**DIRECTIONS FOR THIS TASK:** Only the lines from the start of the data through the line containing "0.7, 0.8, 0.9];" should be written out, exactly as they are, with both ends included and the pictures left out.

○ ○ ○ ○ ○ ○ ○

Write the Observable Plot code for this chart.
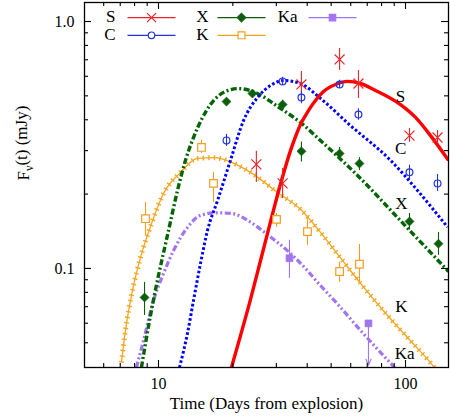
<!DOCTYPE html>
<html><head><meta charset="utf-8">
<script src="https://cdn.jsdelivr.net/npm/d3@7"></script>
<script src="https://cdn.jsdelivr.net/npm/@observablehq/plot@0.6"></script>
<style>body{margin:0;background:#fff}</style>
</head><body><div id="chart"></div>
<script>
// ---------- data (time in days, flux in mJy) ----------
const xMajorTicks = [10, 100];
const xMinorTicks = [6, 7, 8, 9, 20, 30, 40, 50, 60, 70, 80, 90];
const yMajorTicks = [0.1, 1.0];
const yMinorTicks = [0.05, 0.06, 0.07, 0.08, 0.09, 0.2, 0.3, 0.4, 0.5, 0.6, 0.7, 0.8, 0.9];

// model curves [t, flux]
const sCurve = [[19.74,0.0397],[23.58,0.0749],[27.12,0.129],[31.48,0.227],[34.23,0.300],[35.87,0.342],[37.58,0.383],[39.36,0.416],[41.25,0.449],[43.2,0.479],[46.56,0.521],[52.08,0.556],[58.24,0.572],[65.74,0.561],[75.6,0.526],[95.46,0.461],[109.8,0.409],[126.3,0.345],[149.3,0.274]];
const cCurve = [[12.16,0.0397],[13.10,0.0546],[13.86,0.0742],[14.79,0.1047],[15.79,0.1425],[17.33,0.188],[19.56,0.274],[22.09,0.397],[25.16,0.492],[28.41,0.551],[32.07,0.577],[37.58,0.561],[45.27,0.488],[59.89,0.379],[86.97,0.274],[111.8,0.207],[147.9,0.147]];
const xCurve = [[8.53,0.0397],[9.28,0.0645],[10.0,0.0937],[10.87,0.136],[11.94,0.207],[12.86,0.274],[13.86,0.339],[16.24,0.461],[18.68,0.521],[21.08,0.535],[25.16,0.511],[30.33,0.453],[37.58,0.390],[46.56,0.321],[63.94,0.238],[95.46,0.156],[149.3,0.0972]];
const kCurve = [[7.08,0.0416],[7.35,0.0561],[7.85,0.0815],[8.46,0.1108],[9.37,0.152],[10.48,0.2012],[12.28,0.245],[14.39,0.279],[16.85,0.281],[19.74,0.269],[23.58,0.245],[30.33,0.203],[37.93,0.172],[45.27,0.140],[55.07,0.109],[65.74,0.0870],[84.56,0.0645],[101.9,0.0525],[123.9,0.0424],[131.0,0.0397]];
const kaCurve = [[8.14,0.0397],[8.70,0.0511],[9.546,0.0742],[10.48,0.0954],[11.50,0.118],[13.10,0.1466],[14.79,0.164],[17.01,0.168],[19.74,0.167],[23.58,0.154],[26.86,0.140],[34.23,0.115],[37.93,0.104],[45.27,0.0853],[54.6,0.0695],[65.74,0.0561],[90.3,0.0397]];

// observations {t, f, lo, hi}
const sPts = [
  {t:24.9, f:0.264, lo:0.223, hi:0.298},
  {t:31.8, f:0.221, lo:0.192, hi:0.254},
  {t:37.9, f:0.556, lo:0.479, hi:0.627},
  {t:54.1, f:0.702, lo:0.633, hi:0.777},
  {t:64.5, f:0.561, lo:0.488, hi:0.633},
  {t:103.8, f:0.345, lo:0.324, hi:0.369},
  {t:134.8, f:0.339, lo:0.321, hi:0.362}
];
const cPts = [
  {t:18.85, f:0.330, lo:0.312, hi:0.349},
  {t:31.8, f:0.572, lo:0.550, hi:0.595},
  {t:37.9, f:0.492, lo:0.465, hi:0.520},
  {t:54.1, f:0.556, lo:0.535, hi:0.578},
  {t:64.5, f:0.420, lo:0.398, hi:0.443},
  {t:103.8, f:0.245, lo:0.228, hi:0.262},
  {t:134.8, f:0.221, lo:0.205, hi:0.240}
];
const xPts = [
  {t:8.78, f:0.0763, lo:0.0645, hi:0.0878},
  {t:18.85, f:0.474, lo:0.460, hi:0.490},
  {t:24.0, f:0.511, lo:0.497, hi:0.526},
  {t:31.8, f:0.461, lo:0.440, hi:0.480},
  {t:37.9, f:0.298, lo:0.270, hi:0.325},
  {t:54.1, f:0.292, lo:0.274, hi:0.309},
  {t:65.1, f:0.266, lo:0.249, hi:0.281},
  {t:103.8, f:0.155, lo:0.143, hi:0.167},
  {t:136.0, f:0.126, lo:0.113, hi:0.140}
];
const kPts = [
  {t:8.86, f:0.159, lo:0.136, hi:0.185},
  {t:14.93, f:0.309, lo:0.292, hi:0.330},
  {t:16.7, f:0.221, lo:0.185, hi:0.245},
  {t:30.05, f:0.158, lo:0.147, hi:0.167},
  {t:40.1, f:0.141, lo:0.124, hi:0.159},
  {t:54.1, f:0.0972, lo:0.0878, hi:0.106},
  {t:65.1, f:0.104, lo:0.0878, hi:0.125}
];
const kaPts = [
  {t:33.9, f:0.110, lo:0.0911, hi:0.130}
];
const kaLimits = [
  {t:70.8, f:0.0599, arrowTo:0.0405}
];

const curveLabels = [
  {name:"S", t:95.5, f:0.497},
  {name:"C", t:95.5, f:0.306},
  {name:"X", t:96.3, f:0.183},
  {name:"K", t:96.3, f:0.0702},
  {name:"Ka", t:99.1, f:0.0453}
];

const xTitle = "Time (Days from explosion)";
const yTitle = "F\u03BD(t) (mJy)";

// ---------- styles ----------
const col = {
  S: {line:"#ff0000", pt:"#e8262a"},
  C: {line:"#0000ff", pt:"#2233e0"},
  X: {line:"#006400", pt:"#0b5f0b"},
  K: {line:"#f5a623", pt:"#f0a020"},
  Ka:{line:"#a374f0", pt:"#a374f0"}
};

const W = 450, H = 417;
const mL = 84, mR = 2, mT = 2, mB = 50;
const innerW = W - mL - mR, innerH = H - mT - mB;
const majorLen = 7, minorLen = 4;
const serif = "'Liberation Serif', 'Times New Roman', serif";
const txt = {fontFamily: serif, fill: "black"};

const xy = {x: d => d[0], y: d => d[1], curve: "monotone-x", clip: true, strokeLinecap: "butt", strokeLinejoin: "round"};

const lineSym = {draw(ctx) { ctx.moveTo(-24, 0); ctx.lineTo(24, 0); }};
const legend = [
  {name:"S", key:"S", symbol:"times", filled:false, r:4.2, tx:31, lx:67, ly:14.6},
  {name:"C", key:"C", symbol:"circle", filled:false, r:3.3, tx:31, lx:67, ly:32.3},
  {name:"X", key:"X", symbol:"diamond2", filled:true, r:3.8, tx:124, lx:157, ly:14.6},
  {name:"K", key:"K", symbol:"square", filled:false, r:3.9, tx:124, lx:157, ly:32.3},
  {name:"Ka", key:"Ka", symbol:"square", filled:true, r:3.6, tx:213, lx:248, ly:14.6}
];
const legendMarks = legend.flatMap(e => [
  Plot.text([e.name], {...txt, frameAnchor:"top-left", dx:e.tx, dy:e.ly - 0.5, text:d => d, textAnchor:"end", lineAnchor:"middle", fontSize:17}),
  Plot.dot([0], {frameAnchor:"top-left", dx:e.lx, dy:e.ly + 0.5, symbol:lineSym, stroke:col[e.key].pt, fill:"none", strokeWidth:1.2}),
  Plot.dot([0], {frameAnchor:"top-left", dx:e.lx, dy:e.ly + 0.5, symbol:e.symbol, r:e.r,
    stroke:col[e.key].pt, fill:e.filled ? col[e.key].pt : "white", strokeWidth:1.2})
]);

const errBars = (pts, c) => Plot.ruleX(pts, {x:"t", y1:"lo", y2:"hi", stroke:c, strokeWidth:1.1});

const chart = Plot.plot({
  width: W, height: H,
  marginLeft: mL, marginRight: mR, marginTop: mT, marginBottom: mB,
  style: {fontFamily: serif, fontSize: "16px", color: "black", background: "white"},
  x: {type: "log", domain: [5.017, 149.3], axis: null},
  y: {type: "log", domain: [0.0397, 1.194], axis: null},
  marks: [
    // model curves
    Plot.line(kaCurve, {...xy, stroke:col.Ka.line, strokeWidth:3.2, strokeDasharray:"6 2.5 2 2.5 2 2.5"}),
    Plot.line(kCurve, {...xy, stroke:col.K.line, strokeWidth:1.3}),
    Plot.line(kCurve, {...xy, stroke:col.K.line, strokeWidth:5, strokeDasharray:"1.4 4.2"}),
    Plot.line(xCurve, {...xy, stroke:col.X.line, strokeWidth:3.4, strokeDasharray:"6 2.5 2 2.5"}),
    Plot.line(cCurve, {...xy, stroke:col.C.line, strokeWidth:3, strokeDasharray:"2.6 2.2"}),
    Plot.line(sCurve, {...xy, stroke:col.S.line, strokeWidth:3.4}),
    // error bars
    errBars(sPts, col.S.pt), errBars(cPts, col.C.pt), errBars(xPts, col.X.pt),
    errBars(kPts, col.K.pt), errBars(kaPts, col.Ka.pt),
    Plot.arrow(kaLimits, {x:"t", y1:"f", y2:"arrowTo", stroke:col.Ka.pt, strokeWidth:1.1, headLength:9, headAngle:45}),
    // observation markers
    Plot.dot(sPts, {x:"t", y:"f", symbol:"times", r:4.6, stroke:col.S.pt, strokeWidth:1.2}),
    Plot.dot(cPts, {x:"t", y:"f", symbol:"circle", r:3.4, stroke:col.C.pt, fill:"white", fillOpacity:0, strokeWidth:1.2}),
    Plot.dot(xPts, {x:"t", y:"f", symbol:"diamond2", r:4.0, fill:col.X.pt, stroke:col.X.pt, strokeWidth:0.8}),
    Plot.dot(kPts, {x:"t", y:"f", symbol:"square", r:4.3, stroke:col.K.pt, fill:"white", strokeWidth:1.2}),
    Plot.dot(kaPts, {x:"t", y:"f", symbol:"square", r:3.8, fill:col.Ka.pt, stroke:col.Ka.pt, strokeWidth:0.8}),
    Plot.dot(kaLimits, {x:"t", y:"f", symbol:"square", r:3.8, fill:col.Ka.pt, stroke:col.Ka.pt, strokeWidth:0.8}),
    // curve labels
    Plot.text(curveLabels, {...txt, x:"t", y:"f", text:"name", fontSize:17, textAnchor:"middle", lineAnchor:"middle"}),
    // ticks (inward, mirrored)
    Plot.tickX(xMajorTicks, {x:d => d, insetTop: innerH - majorLen, stroke:"black", strokeWidth:1.1}),
    Plot.tickX(xMajorTicks, {x:d => d, insetBottom: innerH - majorLen, stroke:"black", strokeWidth:1.1}),
    Plot.tickX(xMinorTicks, {x:d => d, insetTop: innerH - minorLen, stroke:"black", strokeWidth:1.1}),
    Plot.tickX(xMinorTicks, {x:d => d, insetBottom: innerH - minorLen, stroke:"black", strokeWidth:1.1}),
    Plot.tickY(yMajorTicks, {y:d => d, insetRight: innerW - majorLen, stroke:"black", strokeWidth:1.1}),
    Plot.tickY(yMajorTicks, {y:d => d, insetLeft: innerW - majorLen, stroke:"black", strokeWidth:1.1}),
    Plot.tickY(yMinorTicks, {y:d => d, insetRight: innerW - minorLen, stroke:"black", strokeWidth:1.1}),
    Plot.tickY(yMinorTicks, {y:d => d, insetLeft: innerW - minorLen, stroke:"black", strokeWidth:1.1}),
    // tick labels
    Plot.axisX({...txt, ticks: xMajorTicks, tickSize: 0, tickPadding: 10, tickFormat: d => String(d), label: null, fontSize: 16}),
    Plot.axisY({...txt, ticks: yMajorTicks, tickSize: 0, tickPadding: 10, tickFormat: d3.format(".1f"), label: null, fontSize: 16}),
    // axis titles
    Plot.text([xTitle], {...txt, frameAnchor:"bottom", dy:36, text:d => d, fontSize:17, lineAnchor:"middle"}),
    Plot.text([yTitle], {...txt, frameAnchor:"left", dx:-61, dy:-4.5, rotate:-90, text:d => d, fontSize:17, lineAnchor:"middle"}),
    // legend
    ...legendMarks,
    Plot.frame({stroke:"black", strokeWidth:1.3})
  ]
});
document.getElementById("chart").append(chart);

// subscript nu in the y title
d3.select(chart).selectAll("text").each(function() {
  if (this.textContent === yTitle) {
    const t = d3.select(this);
    t.text(null);
    t.append("tspan").text("F");
    t.append("tspan").attr("dy", "0.3em").attr("font-size", "12px").text("\u03BD");
    t.append("tspan").attr("dy", "-0.3em").text("(t) (mJy)");
  }
});
</script>
</body></html>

○ ○ ○ ○ ○ ○ ○

**FINAL RESULT:**
Write the Observable Plot code for this chart.
<!DOCTYPE html>
<html><head><meta charset="utf-8">
<script src="https://cdn.jsdelivr.net/npm/d3@7"></script>
<script src="https://cdn.jsdelivr.net/npm/@observablehq/plot@0.6"></script>
<style>body{margin:0;background:#fff}</style>
</head><body><div id="chart"></div>
<script>
// ---------- data (time in days, flux in mJy) ----------
const xMajorTicks = [10, 100];
const xMinorTicks = [6, 7, 8, 9, 20, 30, 40, 50, 60, 70, 80, 90];
const yMajorTicks = [0.1, 1.0];
const yMinorTicks = [0.05, 0.06, 0.07, 0.08, 0.09, 0.2, 0.3, 0.4, 0.5, 0.6, 0.7, 0.8, 0.9];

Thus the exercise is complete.